Directions for this task: Set down each line of the data below exactly as it stands, dropping the pictures.

Raw data:
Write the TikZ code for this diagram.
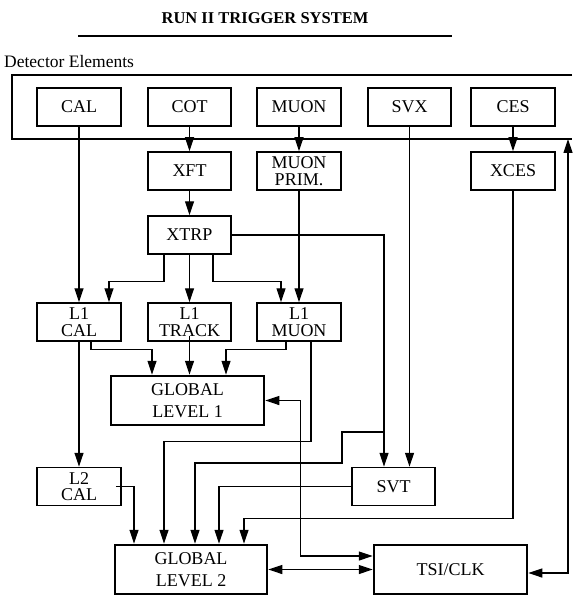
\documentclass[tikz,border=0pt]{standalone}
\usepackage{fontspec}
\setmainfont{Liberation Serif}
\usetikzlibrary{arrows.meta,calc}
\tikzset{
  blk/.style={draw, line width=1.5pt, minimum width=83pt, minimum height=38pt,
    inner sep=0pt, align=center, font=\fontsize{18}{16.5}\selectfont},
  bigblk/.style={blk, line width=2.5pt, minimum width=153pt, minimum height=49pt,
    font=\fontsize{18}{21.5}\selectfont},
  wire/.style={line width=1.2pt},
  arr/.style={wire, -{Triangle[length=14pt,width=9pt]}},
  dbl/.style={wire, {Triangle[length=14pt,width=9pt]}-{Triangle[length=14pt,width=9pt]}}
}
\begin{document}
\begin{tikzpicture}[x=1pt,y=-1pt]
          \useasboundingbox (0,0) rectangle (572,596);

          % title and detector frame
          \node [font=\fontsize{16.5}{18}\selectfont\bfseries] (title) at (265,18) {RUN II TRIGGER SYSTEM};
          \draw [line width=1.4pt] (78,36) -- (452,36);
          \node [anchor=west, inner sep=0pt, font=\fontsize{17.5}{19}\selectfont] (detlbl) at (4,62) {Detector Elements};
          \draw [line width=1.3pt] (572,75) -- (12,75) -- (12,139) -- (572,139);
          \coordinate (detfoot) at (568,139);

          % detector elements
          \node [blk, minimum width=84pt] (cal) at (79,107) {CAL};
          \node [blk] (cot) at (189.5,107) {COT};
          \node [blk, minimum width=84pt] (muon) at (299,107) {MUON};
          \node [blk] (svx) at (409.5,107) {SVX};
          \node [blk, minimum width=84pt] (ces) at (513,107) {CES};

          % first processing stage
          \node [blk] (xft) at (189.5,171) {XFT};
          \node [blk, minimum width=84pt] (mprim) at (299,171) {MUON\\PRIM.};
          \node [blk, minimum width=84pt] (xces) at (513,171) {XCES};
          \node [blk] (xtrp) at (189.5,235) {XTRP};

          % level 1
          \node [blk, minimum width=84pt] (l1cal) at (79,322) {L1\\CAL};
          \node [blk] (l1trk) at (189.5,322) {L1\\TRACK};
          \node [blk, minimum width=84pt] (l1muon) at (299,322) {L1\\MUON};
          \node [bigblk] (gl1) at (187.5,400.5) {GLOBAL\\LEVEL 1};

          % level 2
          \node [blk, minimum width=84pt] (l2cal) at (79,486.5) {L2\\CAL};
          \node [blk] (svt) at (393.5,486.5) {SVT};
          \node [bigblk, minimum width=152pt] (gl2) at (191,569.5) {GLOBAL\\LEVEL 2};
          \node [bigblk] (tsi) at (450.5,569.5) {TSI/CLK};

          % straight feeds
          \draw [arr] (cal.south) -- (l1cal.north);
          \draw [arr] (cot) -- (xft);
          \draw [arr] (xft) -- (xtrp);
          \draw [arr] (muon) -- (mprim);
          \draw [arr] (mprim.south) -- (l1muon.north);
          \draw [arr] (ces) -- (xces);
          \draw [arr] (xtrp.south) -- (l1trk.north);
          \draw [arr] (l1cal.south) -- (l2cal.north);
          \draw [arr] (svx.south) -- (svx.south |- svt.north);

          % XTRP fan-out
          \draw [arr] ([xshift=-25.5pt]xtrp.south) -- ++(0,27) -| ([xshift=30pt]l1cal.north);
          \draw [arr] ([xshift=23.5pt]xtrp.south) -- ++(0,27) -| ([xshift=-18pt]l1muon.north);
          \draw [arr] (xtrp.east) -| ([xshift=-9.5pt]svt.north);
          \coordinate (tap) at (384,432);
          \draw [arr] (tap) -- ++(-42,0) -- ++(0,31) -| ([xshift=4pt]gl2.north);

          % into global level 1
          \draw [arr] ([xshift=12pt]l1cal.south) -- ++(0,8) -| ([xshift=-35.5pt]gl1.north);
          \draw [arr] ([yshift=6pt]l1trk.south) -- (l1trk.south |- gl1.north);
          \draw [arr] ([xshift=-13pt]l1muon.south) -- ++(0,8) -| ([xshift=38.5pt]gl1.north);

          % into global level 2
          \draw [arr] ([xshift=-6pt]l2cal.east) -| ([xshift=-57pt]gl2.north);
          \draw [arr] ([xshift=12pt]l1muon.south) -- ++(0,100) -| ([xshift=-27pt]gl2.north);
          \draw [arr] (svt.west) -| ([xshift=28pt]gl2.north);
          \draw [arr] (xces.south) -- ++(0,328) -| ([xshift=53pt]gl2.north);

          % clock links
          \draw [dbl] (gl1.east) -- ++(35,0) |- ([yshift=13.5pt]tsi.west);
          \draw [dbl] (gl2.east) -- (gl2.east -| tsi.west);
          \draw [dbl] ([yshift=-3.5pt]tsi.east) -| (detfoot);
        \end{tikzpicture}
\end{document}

Reply to the exercise:
Write the TikZ code for this diagram.
\documentclass[tikz,border=0pt]{standalone}
\usepackage{fontspec}
\setmainfont{Liberation Serif}
\usetikzlibrary{arrows.meta,calc}
\tikzset{
  blk/.style={draw, line width=1.5pt, minimum width=83pt, minimum height=38pt,
    inner sep=0pt, align=center, font=\fontsize{18}{16.5}\selectfont},
  bigblk/.style={blk, line width=2.5pt, minimum width=153pt, minimum height=49pt,
    font=\fontsize{18}{21.5}\selectfont},
  wire/.style={line width=1.2pt},
  arr/.style={wire, -{Triangle[length=14pt,width=9pt]}},
  dbl/.style={wire, {Triangle[length=14pt,width=9pt]}-{Triangle[length=14pt,width=9pt]}}
}
\begin{document}
\begin{tikzpicture}[x=1pt,y=-1pt]
          \useasboundingbox (0,0) rectangle (572,596);

          % title and detector frame
          \node [font=\fontsize{16.5}{18}\selectfont\bfseries] (title) at (265,18) {RUN II TRIGGER SYSTEM};
          \draw [line width=1.4pt] (78,36) -- (452,36);
          \node [anchor=west, inner sep=0pt, font=\fontsize{17.5}{19}\selectfont] (detlbl) at (4,62) {Detector Elements};
          \draw [line width=1.3pt] (572,75) -- (12,75) -- (12,139) -- (572,139);
          \coordinate (detfoot) at (568,139);

          % detector elements
          \node [blk, minimum width=84pt] (cal) at (79,107) {CAL};
          \node [blk] (cot) at (189.5,107) {COT};
          \node [blk, minimum width=84pt] (muon) at (299,107) {MUON};
          \node [blk] (svx) at (409.5,107) {SVX};
          \node [blk, minimum width=84pt] (ces) at (513,107) {CES};

          % first processing stage
          \node [blk] (xft) at (189.5,171) {XFT};
          \node [blk, minimum width=84pt] (mprim) at (299,171) {MUON\\PRIM.};
          \node [blk, minimum width=84pt] (xces) at (513,171) {XCES};
          \node [blk] (xtrp) at (189.5,235) {XTRP};

          % level 1
          \node [blk, minimum width=84pt] (l1cal) at (79,322) {L1\\CAL};
          \node [blk] (l1trk) at (189.5,322) {L1\\TRACK};
          \node [blk, minimum width=84pt] (l1muon) at (299,322) {L1\\MUON};
          \node [bigblk] (gl1) at (187.5,400.5) {GLOBAL\\LEVEL 1};

          % level 2
          \node [blk, minimum width=84pt] (l2cal) at (79,486.5) {L2\\CAL};
          \node [blk] (svt) at (393.5,486.5) {SVT};
          \node [bigblk, minimum width=152pt] (gl2) at (191,569.5) {GLOBAL\\LEVEL 2};
          \node [bigblk] (tsi) at (450.5,569.5) {TSI/CLK};

          % straight feeds
          \draw [arr] (cal.south) -- (l1cal.north);
          \draw [arr] (cot) -- (xft);
          \draw [arr] (xft) -- (xtrp);
          \draw [arr] (muon) -- (mprim);
          \draw [arr] (mprim.south) -- (l1muon.north);
          \draw [arr] (ces) -- (xces);
          \draw [arr] (xtrp.south) -- (l1trk.north);
          \draw [arr] (l1cal.south) -- (l2cal.north);
          \draw [arr] (svx.south) -- (svx.south |- svt.north);

          % XTRP fan-out
          \draw [arr] ([xshift=-25.5pt]xtrp.south) -- ++(0,27) -| ([xshift=30pt]l1cal.north);
          \draw [arr] ([xshift=23.5pt]xtrp.south) -- ++(0,27) -| ([xshift=-18pt]l1muon.north);
          \draw [arr] (xtrp.east) -| ([xshift=-9.5pt]svt.north);
          \coordinate (tap) at (384,432);
          \draw [arr] (tap) -- ++(-42,0) -- ++(0,31) -| ([xshift=4pt]gl2.north);

          % into global level 1
          \draw [arr] ([xshift=12pt]l1cal.south) -- ++(0,8) -| ([xshift=-35.5pt]gl1.north);
          \draw [arr] ([yshift=6pt]l1trk.south) -- (l1trk.south |- gl1.north);
          \draw [arr] ([xshift=-13pt]l1muon.south) -- ++(0,8) -| ([xshift=38.5pt]gl1.north);

          % into global level 2
          \draw [arr] ([xshift=-6pt]l2cal.east) -| ([xshift=-57pt]gl2.north);
          \draw [arr] ([xshift=12pt]l1muon.south) -- ++(0,100) -| ([xshift=-27pt]gl2.north);
          \draw [arr] (svt.west) -| ([xshift=28pt]gl2.north);
          \draw [arr] (xces.south) -- ++(0,328) -| ([xshift=53pt]gl2.north);

          % clock links
          \draw [dbl] (gl1.east) -- ++(35,0) |- ([yshift=13.5pt]tsi.west);
          \draw [dbl] (gl2.east) -- (gl2.east -| tsi.west);
          \draw [dbl] ([yshift=-3.5pt]tsi.east) -| (detfoot);
        \end{tikzpicture}
\end{document}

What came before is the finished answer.